I just finished writing an e-mail to a friend: The plates of the earth shift; another crack appears.  Then you have to wait for everything to shift back again.  That is what being a parent of three children is like.  But you don't have to be a parent to feel an earthquake, of course.

I see people on porches with their children, planting spring gardens, walking around houses and yards that have been theirs for twenty or more years.  I wonder that they have been allowed to be rooted.  What is the magic formula that gives so many in this town a heritage of being, of family and friends, of land and home?

And then I wonder if that's what I really want.  Deep roots in one place.  But at the expense of what?  Adventure?  Opportunities?  Courage?

And of course I'm speaking for nobody but myself; of course being in one place does not have to limit your life.  But I told Martin that I should have known I wouldn't have been allowed to stay here for twenty years.  The curse, or the blessing, or the fact of existence, is on my head like an invisible crown:  this woman is part of the wandering crowd, heritage of fleet feet, of gathering and walking on.

Nobody in my family has ever lived in one place for over seven years.  Seven years is our family's biblical number.  And after seven years it was ordained that they should take up their children and travel. . .I lived for six in Bangladesh and seven in Kenya; those two periods (and now this one), are the rivers that connect the many tributaries: Illinois, North Carolina, Georgia, Montana, Iowa, Illinois again, Texas. . . .

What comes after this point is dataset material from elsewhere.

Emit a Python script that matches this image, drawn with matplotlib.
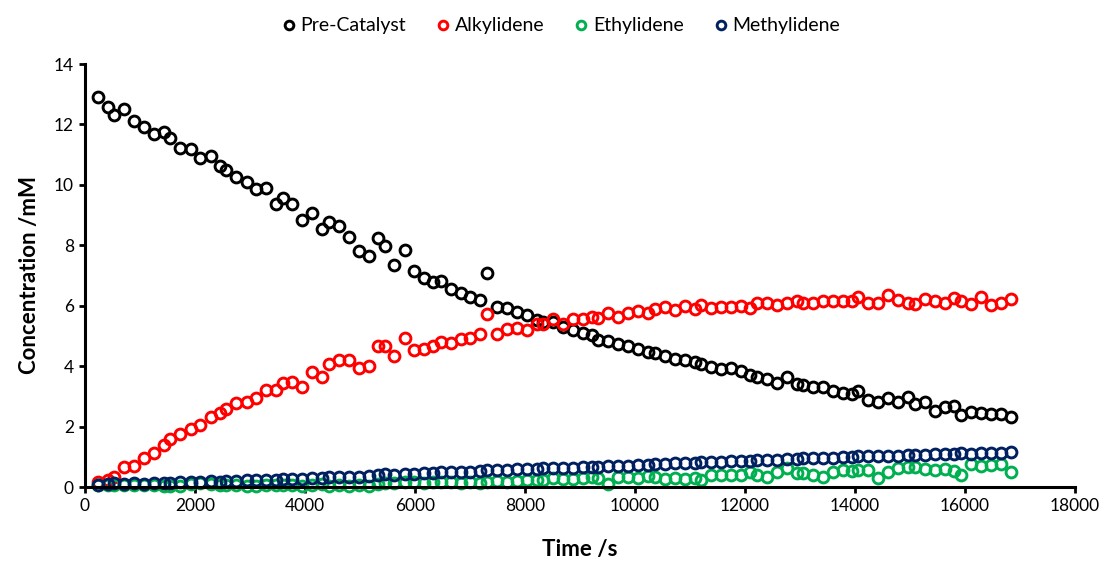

It all takes a great amount of energy.  But why was I surprised?  I'm actually breaking a record by soon beginning on my eighth year in Pennsylvania next year; part of me is waiting for the other shoe to drop.  Eight years?  Two shy of a decade?  Surely that's more than a child of my heritage can ask for.

In the meanwhile I'm realizing afresh that what I said a year ago is true.  I can simply not get my house clean or my possessions streamlined without moving.  And that's the task I'm pursuing.  When it comes down to it, there are only a few things in my house I really want.  The rest could go up in smoke and I would never miss them.  Martin's Grandmother's quilt, my good Wustof knife, a few photographs.  My pillow, a few books.  And now is my chance.

I wish I could gather my favorite things from the garden, though:  the peonies, just opening, the aspen trees, so beautiful and delicate, the purple-headed alliums.

But they are, by nature, rooted things, and belong where they are.

As I wrote years ago in an erstwhile book: Home is something I carry inside myself.  I can encounter home in the face of a friend, my mother's hands, the smell of a favorite book,  in a peony opening its petals, no matter where I am.  Another mantra.  It remains true, even after endless transitions.